In this environment, Thom was exposed to profound architectural and philosophical ideas that have influenced his work over the past thirty years. While at Penn, Thom was recruited by Louis Kahn to work in his office, first as a young draftsman and later as a design assistant to Mr. Kahn.
Kahn recognized in this young architect a rare gift of both mental and visual acuity, and Thom was able to work on the design of several projects that have become icons of twentieth-century American architecture, among them the Capitol Building in Dacca, Bangladesh and the great Kimbell Art Museum in Fort Worth, Texas.
Thom left Kahn's office to teach at the University of Oregon, where for fourteen years he guided students with his clear ability to communicate, draw, and most importantly to inspire them with lessons he learned both in Philadelphia and from his work in Oregon. One of the issues that became of primary importance for him was the specific character of the Pacific Northwest region; not just its unique natural beauty, but its striking indigenous vernacular architecture: buildings of simple gabled forms, made of natural wood with deep overhangs. These elements were immediately incorporated into his design work, as he assimilated the sense of the region together with the ideas of the Philadelphia school.
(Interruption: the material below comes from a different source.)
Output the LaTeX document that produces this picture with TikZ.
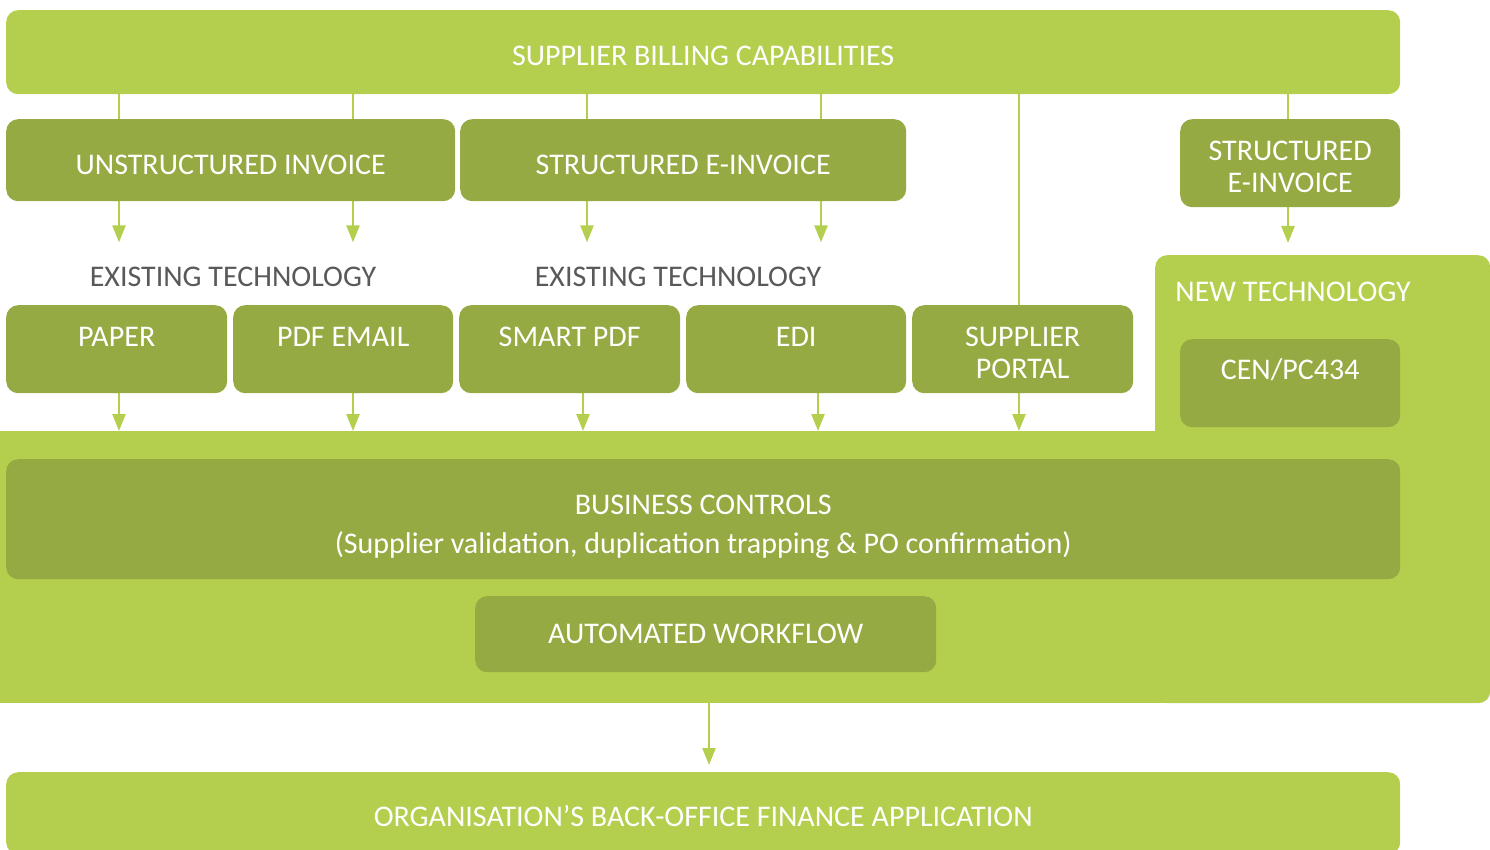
\documentclass[tikz,border=0pt]{standalone}
\usepackage{fontspec}
\setmainfont{Carlito}
\usepackage{tikz}
\usetikzlibrary{positioning,calc,arrows.meta}
\definecolor{lightgreen}{HTML}{B4CE4E}
\definecolor{darkgreen}{HTML}{95AA42}
\definecolor{greytext}{HTML}{58595B}
\newcommand{\boxfont}{\fontsize{30}{32}\selectfont}

\begin{document}
\begin{tikzpicture}[x=1pt, y=-1pt,
  lift/.style={execute at begin node={\rule{0pt}{#1}}},
  panel/.style={anchor=north west, inner sep=0pt, rounded corners=12pt, text=white, font=\boxfont, align=center},
  darkpanel/.style={panel, fill=darkgreen},
  lightpanel/.style={panel, fill=lightgreen},
  caption/.style={inner sep=0pt, text=white, font=\boxfont, anchor=base},
  heading/.style={inner sep=0pt, text=greytext, font=\boxfont, anchor=base},
  link/.style={draw=lightgreen, line width=2.5pt},
  arrow/.style={link, -{Triangle[width=13pt,length=17pt]}}]
  \clip (0,0) rectangle (1490,850);

  % columns of the connectors
  \coordinate (c1) at (119,0);
  \coordinate (c2) at (353,0);
  \coordinate (c3) at (587,0);
  \coordinate (c4) at (821,0);
  \coordinate (c5) at (1019,0);
  \coordinate (c6) at (1288,0);
  \coordinate (c7) at (583,0);
  \coordinate (c8) at (818,0);
  \coordinate (c9) at (709,0);

  % light zones
  \node[lightpanel, sharp corners, minimum width=1480pt, minimum height=272pt] (zone) at (0,431) {};
  \node[lightpanel, minimum width=335pt, minimum height=448pt] (newtech) at (1155,255) {};

  \node[lightpanel, lift=27pt, minimum width=1394pt, minimum height=84pt] (top) at (6,10) {SUPPLIER BILLING CAPABILITIES};
  \node[darkpanel, lift=29pt, minimum width=449pt, minimum height=82pt] (unst) at (6,119) {UNSTRUCTURED INVOICE};
  \node[darkpanel, lift=29pt, minimum width=446pt, minimum height=82pt] (struct) at (460,119) {STRUCTURED E-INVOICE};
  \node[darkpanel, text height=59pt, text depth=0pt, minimum width=220pt, minimum height=88pt] (newstruct) at (1180,119) {STRUCTURED\\E-INVOICE};

  \node[heading] (exist1) at (233,287) {EXISTING TECHNOLOGY};
  \node[heading] (exist2) at (678,287) {EXISTING TECHNOLOGY};
  \node[heading, text=white] (newlabel) at (1293,301) {NEW TECHNOLOGY};

  % existing technology row
  \node[darkpanel, minimum width=221pt, minimum height=88pt] (paper) at (6,305) {};
  \node[caption] (paper-text) at ($(paper.north)+(0,41)$) {PAPER};
  \node[darkpanel, minimum width=220pt, minimum height=88pt] (pdf) at (233,305) {};
  \node[caption] (pdf-text) at ($(pdf.north)+(0,41)$) {PDF EMAIL};
  \node[darkpanel, minimum width=221pt, minimum height=88pt] (smart) at (459,305) {};
  \node[caption] (smart-text) at ($(smart.north)+(0,41)$) {SMART PDF};
  \node[darkpanel, minimum width=220pt, minimum height=88pt] (edi) at (686,305) {};
  \node[caption] (edi-text) at ($(edi.north)+(0,41)$) {EDI};
  \node[darkpanel, text height=59pt, text depth=0pt, minimum width=221pt, minimum height=88pt] (portal) at (912,305) {SUPPLIER\\PORTAL};

  \node[darkpanel, minimum width=220pt, minimum height=88pt] (cen) at (1180,339) {};
  \node[caption] (cen-text) at ($(cen.north)+(0,40)$) {CEN/PC434};

  \node[darkpanel, text height=77pt, text depth=8pt, minimum width=1394pt, minimum height=120pt] (ctrl) at (6,459)
    {BUSINESS CONTROLS\\[7pt](Supplier validation, duplication trapping \& PO confirmation)};
  \node[darkpanel, minimum width=461pt, minimum height=76pt] (flow) at (475,596) {AUTOMATED WORKFLOW};
  \node[lightpanel, lift=27pt, minimum width=1394pt, minimum height=82pt] (backoffice) at (6,772)
    {ORGANISATION’S BACK-OFFICE FINANCE APPLICATION};

  % connectors
  \foreach \c/\a in {c1/unst, c2/unst, c3/struct, c4/struct, c6/newstruct}
    \draw[link] (\c |- top.south) -- (\c |- \a.north);
  \foreach \c/\a/\h in {c1/unst/exist1, c2/unst/exist1, c3/struct/exist2, c4/struct/exist2}
    \draw[arrow, shorten >=25pt] (\c |- \a.south) -- (\c |- \h.north);
  \draw[arrow, shorten >=12pt] (c6 |- newstruct.south) -- (c6 |- newtech.north);
  \draw[link] (c5 |- top.south) -- (c5 |- portal.north);
  \foreach \c/\b in {c1/paper, c2/pdf, c7/smart, c8/edi, c5/portal}
    \draw[arrow] (\c |- \b.south) -- (\c |- zone.north);
  \draw[arrow, shorten >=7pt] (c9 |- zone.south) -- (c9 |- backoffice.north);
\end{tikzpicture}
\end{document}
Thom founded the firm now named Hacker in 1983. In 1986, the firm’s winning entry for the Arizona Historical Society Museum in Tempe gave name recognition to this tiny studio, followed closely by being selected to design the High Desert Museum’s first set of buildings on their current site. The High Desert Museum remains one of the firm’s most cherished clients to this day.
Though the firm has grown and evolved many times over since its establishment in 1983, we remain true to our foundational principles — relentlessly pursuing design excellence and deeply embracing social and environmental progressivism.